In this debut memoir, a retired Black police detective recounts his decades in law enforcement in America facing crime, corruption, and racism.
Born in 1961, at the height of the civil rights movement, Reynolds spent much of his childhood in Detroit. He turned to crime in his youth (mostly burglaries), inevitably leading to run-ins with the law. He knew that racist cops often treated Black residents unjustly. The author experienced racism firsthand, including as a Marine stationed on the West Coast. But Reynolds realized that, as a police officer, he could help people. He finally earned a badge in Compton, California, “one of the most dangerous cities in America.” By that time, it was the ’80s, with crack cocaine running rampant and nearly every murder courtesy of the city’s numerous street gangs. As the author strived to become a detective, he suffered the losses of fellow cops and narrowly survived an attempt on his life. Some criminals, unfortunately, were colleagues, as the author investigated corruption deep within the Compton Police Department. In a shocking turn, city officials, to mitigate Compton’s “out-of-control violence,” voted to disband the police department and hand the reins to the Los Angeles County Sheriff’s Department.
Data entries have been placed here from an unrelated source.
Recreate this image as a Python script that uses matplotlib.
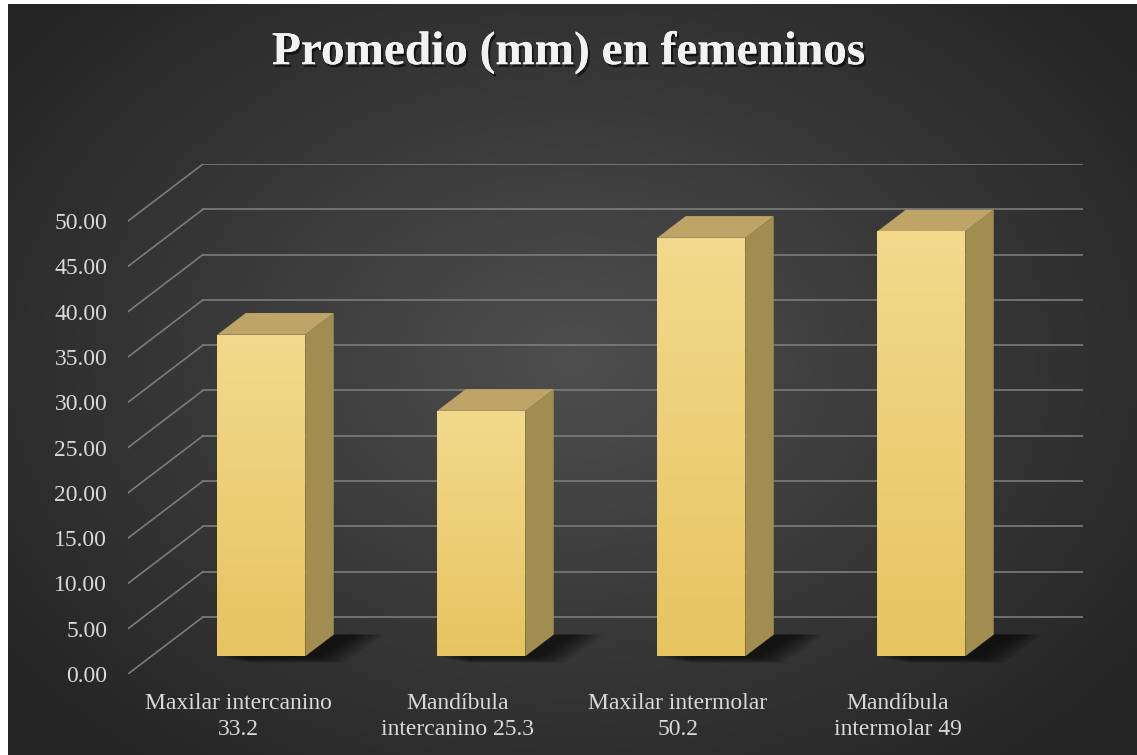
import numpy as np
import matplotlib
matplotlib.use("Agg")
import matplotlib.pyplot as plt
from matplotlib.patches import Polygon
import matplotlib.patheffects as pe

# data
categories = ["Maxilar intercanino\n33.2", "Mandíbula\nintercanino 25.3",
              "Maxilar intermolar\n50.2", "Mandíbula\nintermolar 49"]
values = [35.5, 27.1, 46.2, 46.9]
yticks = [0, 5, 10, 15, 20, 25, 30, 35, 40, 45, 50]
ytick_labels = ["%.2f" % t for t in yticks]
title = "Promedio (mm) en femeninos"

W, H = 1137, 755
DX, DY = 0.341, 6.3     # depth of the floor (category units, value units)
F0, FD = 0.31, 0.38     # where bars sit in depth, and how deep they are
BW = 0.4

fig = plt.figure(figsize=(W / 100, H / 100), dpi=100)
fig.patch.set_facecolor("white")

# dark radial background
bg = fig.add_axes([8 / W, 0, 1 - 8 / W, 1 - 4 / H])
bg.set_axis_off()
gx, gy = np.meshgrid(np.linspace(-1, 1, 400), np.linspace(-1, 1, 300))
r = np.sqrt(((gx - 0.0) / 1.0) ** 2 + ((gy + 0.05) / 1.1) ** 2)
lev = np.clip(0x4e - (0x4e - 0x25) * r / 1.25, 0x25, 0x4e) / 255.0
bg.imshow(np.dstack([lev, lev, lev]), aspect="auto", extent=[0, 1, 0, 1])
bg.set_xlim(0, 1)
bg.set_ylim(0, 1)

ax = fig.add_axes([128 / W, 81 / H, 955 / W, 510 / H])
ax.set_facecolor("none")
for s in ax.spines.values():
    s.set_visible(False)

grid_c = "#7c7c7c"
for t in yticks:
    ax.plot([-0.5, -0.5 + DX], [t, t + DY], color=grid_c, lw=1.2, zorder=1)
    ax.plot([-0.5 + DX, len(values) - 0.5 + DX], [t + DY, t + DY],
            color=grid_c, lw=1.2, zorder=1)

xs = np.arange(len(values))
x0 = xs + F0 * DX
b0 = F0 * DY

# soft shadows on the floor
for i, v in enumerate(values):
    for k in range(10):
        g = 0.014 * k
        sh = Polygon([(x0[i] - BW / 2 + 0.02 + g, b0 - 0.2 - 0.6 * k / 10),
                      (x0[i] + BW / 2 + 0.05 + g, b0 - 0.2 - 0.6 * k / 10),
                      (x0[i] + BW / 2 + FD * DX + 0.10 + g, b0 + FD * DY),
                      (x0[i] - BW / 2 + FD * DX, b0 + FD * DY)],
                     closed=True, facecolor="black", edgecolor="none",
                     alpha=0.08, zorder=2)
        ax.add_patch(sh)

bars = ax.bar(x0, values, width=BW, bottom=b0, color="#eecf78",
              edgecolor="none", zorder=3)

grad = np.linspace(0, 1, 256)[:, None]
front_top = np.array([0xf2, 0xd9, 0x8c]) / 255
front_bot = np.array([0xe6, 0xc4, 0x60]) / 255
front_img = front_top[None, None, :] * (1 - grad[..., None]) + front_bot[None, None, :] * grad[..., None]
for i, (bar, v) in enumerate(zip(bars, values)):
    xl, xr = x0[i] - BW / 2, x0[i] + BW / 2
    im = ax.imshow(front_img, aspect="auto", extent=[xl, xr, b0, b0 + v],
                   zorder=3.5, interpolation="bilinear")
    im.set_clip_path(bar)
    side = Polygon([(xr, b0), (xr + FD * DX, b0 + FD * DY),
                    (xr + FD * DX, b0 + v + FD * DY), (xr, b0 + v)],
                   closed=True, facecolor="#a28d50", edgecolor="none", zorder=3)
    top = Polygon([(xl, b0 + v), (xr, b0 + v),
                   (xr + FD * DX, b0 + v + FD * DY), (xl + FD * DX, b0 + v + FD * DY)],
                  closed=True, facecolor="#bea466", edgecolor="none", zorder=3)
    ax.add_patch(side)
    ax.add_patch(top)

ax.set_xlim(-0.5, len(values) - 0.5 + DX)
ax.set_ylim(0, max(yticks) + DY)

font = "Liberation Serif"
ax.set_yticks(yticks)
ax.set_yticklabels(ytick_labels, fontsize=17, family=font, color="#d9d9d9")
ax.set_xticks(xs)
ax.set_xticklabels(categories, fontsize=17, family=font, color="#d9d9d9",
                   linespacing=1.3)
ax.tick_params(axis="y", length=0, pad=15)
ax.tick_params(axis="x", length=0, pad=14)

fig.text(0.5, 1 - 53 / H, title, ha="center", va="center", fontsize=34,
         fontweight="bold", family=font, color="#f2f2f2",
         path_effects=[pe.withSimplePatchShadow(offset=(1.5, -2), shadow_rgbFace="black", alpha=0.6),
                       pe.Normal()])

fig.savefig("out.png", dpi=100, facecolor=fig.get_facecolor())
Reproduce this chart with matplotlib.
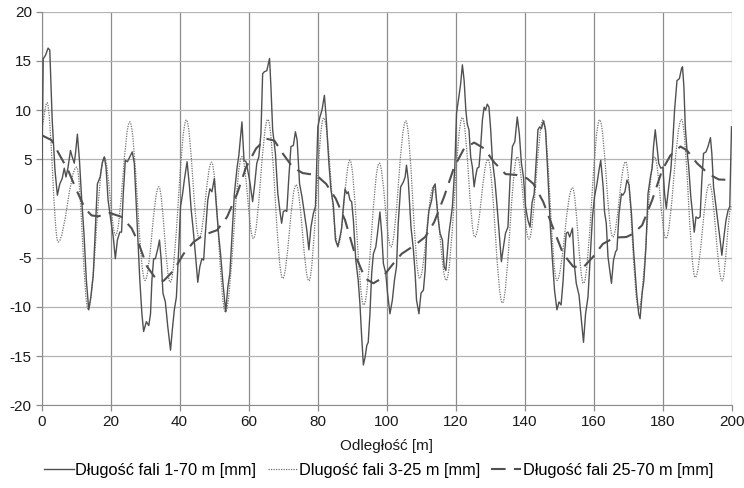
import matplotlib
matplotlib.use("Agg")
import matplotlib.pyplot as plt
from matplotlib.path import Path
from matplotlib.patches import PathPatch
from matplotlib.lines import Line2D

plt.rcParams['font.family'] = ['Liberation Sans', 'DejaVu Sans']
plt.rcParams['axes.unicode_minus'] = False

# ---- data ----
# Długość fali 1-70 m (solid)
full_x = [0, 0.5, 1.2, 1.9, 2.4, 3.1, 3.9, 4.6, 5.3, 6.0, 6.6, 7.1, 7.7, 8.4, 8.9, 9.5, 9.9,
          10.4, 11.0, 11.6, 12.3, 13.0, 13.7, 14.3, 15.0, 15.5, 16.2, 17.0, 17.6, 18.2, 18.7,
          19.3, 20.1, 20.8, 21.4, 22.0, 22.7, 23.2, 23.7, 24.3, 24.9, 25.6, 26.3, 26.9, 27.5,
          28.0, 28.5, 29.1, 29.6, 30.4, 31.1, 31.6, 32.0, 32.5, 33.0, 33.7, 34.2, 34.7, 35.2,
          35.9, 36.6, 37.4, 37.9, 38.5, 39.1, 39.8, 40.3, 40.9, 41.4, 42.2, 42.9, 43.4, 43.9,
          44.6, 45.3, 45.9, 46.5, 47.0, 47.5, 48.2, 48.8, 49.4, 50.1, 50.7, 51.4, 51.9, 52.6,
          53.4, 54.0, 54.6, 55.2, 55.9, 56.7, 57.2, 58.1, 58.7, 59.3, 60.3, 61.2, 61.8, 62.4,
          63.0, 63.6, 64.1, 64.6, 65.3, 66.1, 66.5, 67.0, 67.8, 68.5, 69.2, 69.6, 70.1, 70.7,
          71.1, 71.7, 72.3, 73.0, 73.6, 74.1, 74.8, 75.5, 76.2, 76.9, 77.5, 78.1, 78.8, 79.4,
          80.1, 80.7, 81.3, 82.0, 82.5, 83.3, 83.9, 84.6, 85.2, 85.9, 86.5, 87.0, 87.5, 88.0,
          88.5, 88.9, 89.4, 89.9, 90.4, 91.1, 91.8, 92.3, 92.8, 93.3, 93.8, 94.3, 94.7, 95.2,
          95.7, 96.2, 96.9, 97.4, 98.1, 98.6, 99.1, 99.8, 100.3, 101.0, 101.7, 102.3, 102.9,
          103.4, 104.1, 104.9, 105.4, 105.8, 106.3, 107.1, 107.8, 108.3, 108.7, 109.4, 110.0,
          110.7, 111.2, 111.6, 112.3, 113.1, 113.6, 114.1, 114.9, 115.5, 116.2, 116.7, 117.2,
          117.6, 118.1, 118.6, 119.1, 119.8, 120.3, 121.0, 121.5, 122.0, 122.5, 123.0, 123.4,
          123.9, 124.4, 124.9, 125.4, 125.8, 126.3, 126.8, 127.3, 127.8, 128.3, 128.7, 129.2,
          129.7, 130.2, 130.7, 131.4, 131.9, 132.6, 133.3, 133.9, 134.5, 135.2, 135.8, 136.5,
          137.2, 137.9, 138.5, 139.1, 139.7, 140.3, 141.0, 141.6, 142.2, 142.8, 143.4, 143.9,
          144.4, 144.9, 145.5, 146.1, 146.8, 147.5, 148.1, 148.7, 149.4, 150.0, 150.6, 151.2,
          151.6, 152.1, 152.6, 153.1, 153.9, 154.5, 155.0, 155.8, 156.5, 157.1, 157.7, 158.4,
          158.9, 159.7, 160.3, 161.0, 161.6, 162.1, 162.8, 163.2, 163.7, 164.2, 165.2, 165.8,
          166.4, 166.8, 167.4, 168.1, 168.5, 169.1, 169.7, 170.3, 171.0, 171.6, 171.9, 172.5,
          173.1, 173.5, 174.1, 174.6, 175.2, 175.8, 176.5, 177.0, 177.4, 177.9, 178.4, 178.9,
          179.5, 180.1, 180.6, 181.1, 181.8, 182.4, 182.9, 183.5, 184.2, 184.9, 185.5, 185.8,
          186.2, 186.6, 187.1, 187.6, 188.2, 188.7, 189.2, 189.7, 190.3, 190.9, 191.4, 191.9,
          192.6, 193.2, 193.9, 194.3, 194.8, 195.5, 196.1, 196.7, 197.2, 197.8, 198.4, 199.0,
          199.5, 200.0]
full_y = [0.5, 15.2, 15.6, 16.3, 16.1, 9.0, 3.9, 1.35, 2.5, 3.05, 4.1, 3.2, 4.2, 5.9, 5.25, 4.6, 5.75,
          7.55, 4.9, 1.2, -2.5, -7.3, -10.3, -9.0, -6.8, -2.9, 2.5, 3.2, 4.6, 5.25, 4.2,
          0.85, -1.2, -2.9, -5.1, -3.2, -2.4, -2.4, 1.5, 4.9, 4.75, 5.25, 5.75, 4.6, 0.2,
          -3.5, -7.3, -10.7, -12.5, -11.5, -11.9, -10.7, -7.3, -5.1, -5.1, -4.1, -3.2, -5.25, -8.6,
          -9.5, -12.0, -14.4, -12.4, -10.3, -9.0, -3.9, 0.2, 1.5, 2.9, 4.75, 2.2, -0.2, -1.9,
          -4.6, -7.5, -5.9, -5.1, -5.25, -2.5, 0.85, 2.0, 1.7, 3.05, 0.2, -2.9, -4.6, -7.6,
          -10.5, -8.0, -6.6, -2.9, 1.5, 4.2, 5.4, 8.8, 4.9, 4.75, 2.9, 0.7, 2.5, 4.6,
          5.25, 7.6, 13.7, 13.9, 14.0, 15.25, 12.4, 8.0, 5.6, 1.5, -0.5, -1.5, -0.3, -0.2,
          -0.3, 3.2, 6.3, 6.4, 7.8, 6.95, 2.5, 1.2, -0.5, -2.2, -4.2, -1.9, -0.5, 0.2,
          8.3, 9.3, 10.0, 11.5, 9.3, 4.6, 1.9, 0.35, -3.2, -3.9, -2.9, -2.0, 0.2, 2.0,
          1.5, 1.7, 0.85, 0.7, -1.2, -5.25, -7.3, -9.7, -13.0, -15.9, -15.1, -13.9, -13.6, -10.7,
          -6.6, -4.6, -3.9, -2.5, -0.35, -2.5, -5.6, -6.6, -8.6, -10.7, -9.3, -7.3, -5.9,
          -1.5, 2.2, 2.7, 3.2, 4.4, 2.9, -1.9, -4.2, -6.6, -9.3, -10.7, -8.6,
          -8.3, -6.3, -2.9, -0.2, 0.85, 2.2, 2.5, -0.85, -2.5, -3.2, -5.9, -6.3,
          -4.6, -2.5, -1.2, 0.2, 4.2, 9.7, 11.4, 12.7, 14.6, 13.0, 10.0, 8.6,
          8.0, 5.25, 4.2, 2.2, 3.2, 4.1, 4.2, 6.3, 9.0, 10.3, 10.0, 10.6,
          10.3, 8.0, 4.9, 2.9, 0.85, -2.2, -5.4, -3.9, -2.5, -1.9, 2.9, 6.3,
          6.8, 9.3, 7.6, 4.6, 3.2, 0.2, -1.2, -1.9, 0.6, 1.5, 4.9, 8.0,
          8.3, 8.1, 8.9, 8.0, 3.2, -1.9, -5.25, -8.3, -10.3, -9.5, -9.8, -7.3,
          -4.6, -2.5, -2.4, -2.9, -2.0, -5.9, -7.6, -8.8, -11.4, -13.6, -10.7, -9.0,
          -5.9, -0.85, 1.2, 2.5, 3.9, 4.9, 2.2, -0.35, -1.5, -4.9, -7.6, -5.25,
          -4.4, -4.2, -0.5, 1.5, 1.35, 1.7, 2.9, 2.4, -0.5, -4.2, -5.6, -8.6,
          -10.7, -11.2, -8.6, -7.3, -3.9, 1.5, 3.2, 4.1, 6.3, 8.0, 6.3, 4.6,
          4.1, 4.2, 1.5, 0.0, 2.2, 3.9, 6.3, 10.0, 13.0, 13.2, 14.2, 14.4,
          12.4, 8.3, 5.9, 4.2, 1.2, -0.5, -2.4, -0.85, -1.0, -0.85, 2.9, 5.6,
          5.75, 6.3, 7.2, 5.6, 2.2, 0.2, -1.5, -3.2, -4.75, -2.9, -1.2, -0.2,
          0.2, 8.3]

# Długość fali 3-25 m (dotted) - turning points
short_x = [0, 1.6, 4.8, 10.2, 13.5, 18.2, 21.5, 25.6, 30.0, 34.0, 37.3, 42.0, 45.7, 49.3,
           53.3, 58.1, 61.4, 65.6, 69.9, 73.8, 77.5, 81.8, 86.0, 89.4, 93.4, 97.9, 101.3,
           105.6, 109.6, 113.6, 117.3, 122.0, 125.6, 129.4, 133.6, 137.9, 141.3, 145.4,
           149.4, 153.9, 157.1, 161.8, 165.6, 169.3, 173.1, 177.7, 181.0, 185.5, 189.5,
           193.6, 197.3, 200.0]
short_y = [8.3, 10.75, -3.4, 4.2, -10.2, 5.2, -2.7, 8.8, -7.3, 2.2, -7.5, 9.0, -3.0, 4.7,
           -10.5, 5.25, -3.05, 9.05, -7.1, 2.4, -7.35, 9.2, -3.7, 4.9, -9.8, 4.6, -3.9,
           8.9, -7.1, 2.2, -7.3, 9.25, -2.9, 5.0, -9.6, 5.25, -3.1, 9.0,
           -7.3, 2.1, -7.6, 9.0, -2.9, 4.75, -10.2, 5.25, -3.05, 9.05, -7.0,
           2.5, -7.35, 0.3]

# Długość fali 25-70 m (dashed)
long_x = [0, 2.9, 5.3, 7.7, 10.1, 12.6, 14.5, 16.4, 19.8, 23.2, 26.1, 28.0, 30.6, 33.5, 35.4,
          38.3, 41.2, 44.1, 47.0, 50.9, 53.8, 56.7, 59.3, 62.2, 65.1, 67.5, 69.9, 72.8, 75.7,
          79.6, 82.5, 85.3, 88.0, 90.9, 93.8, 96.2, 98.6, 101.5, 104.4, 108.3, 111.2, 113.8,
          116.7, 119.6, 122.5, 125.4, 128.3, 131.2, 134.5, 137.9, 140.8, 142.6, 145.4, 148.3,
          151.2, 154.1, 157.0, 159.9, 162.7, 166.1, 169.5, 171.3, 174.1, 177.0, 179.9, 182.3,
          185.2, 187.1, 190.0, 193.4, 196.3, 199.7]
long_y = [7.46, 6.95, 5.4, 3.9, 1.9, 0.0, -0.7, -0.8, -0.45, -0.85, -2.0, -3.4, -5.9, -7.3, -7.35,
          -6.3, -4.6, -3.4, -2.7, -2.2, -0.85, 1.5, 4.2, 6.1, 7.1, 6.9, 5.6, 4.2, 3.6,
          3.4, 2.5, 1.0, -1.2, -4.7, -7.1, -7.6, -7.1, -5.8, -4.6, -3.7, -2.9, -1.4,
          1.2, 4.2, 6.1, 6.7, 6.1, 4.7, 3.5, 3.4, 3.05, 2.5, 0.7, -2.0,
          -4.6, -5.9, -6.0, -4.9, -3.6, -2.95, -2.9, -2.6, -1.7, 0.85, 3.9, 5.4,
          6.3, 5.9, 4.6, 3.5, 2.95, 2.9]

labels = ['Długość fali 1-70 m [mm]', 'Dlugość fali 3-25 m [mm]', 'Długość fali 25-70 m [mm]']
x_ticks = list(range(0, 201, 20))
y_ticks = list(range(-20, 21, 5))
x_label = 'Odległość [m]'

# ---- figure ----
fig = plt.figure(figsize=(7.44, 4.88), dpi=100)
ax = fig.add_axes([41.5 / 744, 1 - 405.3 / 488, 690 / 744, (405.3 - 11.7) / 488])

ax.set_xlim(0, 200)
ax.set_ylim(-20, 20)
ax.set_xticks(x_ticks)
ax.set_yticks(y_ticks)

for t in x_ticks:
    ax.axvline(t, color='#8c8c8c', lw=0.9, zorder=0)
for t in y_ticks:
    ax.axhline(t, color='#b4b4b4', lw=0.9, zorder=0)

for s in ['top', 'right']:
    ax.spines[s].set_visible(False)
ax.spines['left'].set_color('#8c8c8c')
ax.spines['bottom'].set_color('#8c8c8c')
ax.tick_params(axis='both', direction='out', length=4, width=0.9, color='#8c8c8c',
               labelsize=11, labelcolor='#1a1a1a', pad=3)

solid_kw = dict(color='#505050', lw=1.0)
dot_kw = dict(color='#707070', lw=0.9, linestyle=(0, (1, 1)))
dash_kw = dict(color='#505050', lw=1.5, linestyle=(0, (7, 4)))

ax.plot(full_x, full_y, zorder=3, **solid_kw)

# smooth dotted wave through its turning points
verts = [(short_x[0], short_y[0])]
codes = [Path.MOVETO]
for i in range(1, len(short_x)):
    x1, y1 = short_x[i - 1], short_y[i - 1]
    x2, y2 = short_x[i], short_y[i]
    dx = x2 - x1
    verts += [(x1 + 0.3642 * dx, y1), (x2 - 0.3642 * dx, y2), (x2, y2)]
    codes += [Path.CURVE4] * 3
ax.add_patch(PathPatch(Path(verts, codes), fill=False, transform=ax.transData,
                       edgecolor=dot_kw['color'], lw=dot_kw['lw'],
                       linestyle=dot_kw['linestyle'], zorder=2))

ax.plot(long_x, long_y, zorder=4, **dash_kw)

ax.set_xlabel(x_label, fontsize=11, color='#1a1a1a', labelpad=7)

handles = [Line2D([], [], **solid_kw), Line2D([], [], **dot_kw), Line2D([], [], **dash_kw)]
fig.legend(handles, labels, loc='center', bbox_to_anchor=(378.5 / 744, 1 - 470 / 488), ncol=3,
           frameon=False, fontsize=11.8, handlelength=1.8, handletextpad=0.1,
           columnspacing=0.7, borderaxespad=0)

fig.savefig('out.png', dpi=100)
Reynolds writes openly about his personal life, from his mother, who meted out discipline with a belt or an extension cord, to his kind but alcoholic father. The author skillfully describes the countless people he knew in 32 years of law enforcement. As such, stories of cops’ deaths and an officer possibly being crooked are genuinely affecting. This revealing memoir spotlights the ongoing troubles among police like discrimination and brutality. Yet Reynolds subscribes to the Rev. Dr. Martin Luther King Jr.’s belief of judging others not by their race but by their character. The author’s unfiltered yet eloquent prose bursts with unforgettable metaphors, such as people fitting what they take to the grave in either “small change purses” or “duffle bags.”
An intimate, sharply written account of one cop’s perseverance in a broken system.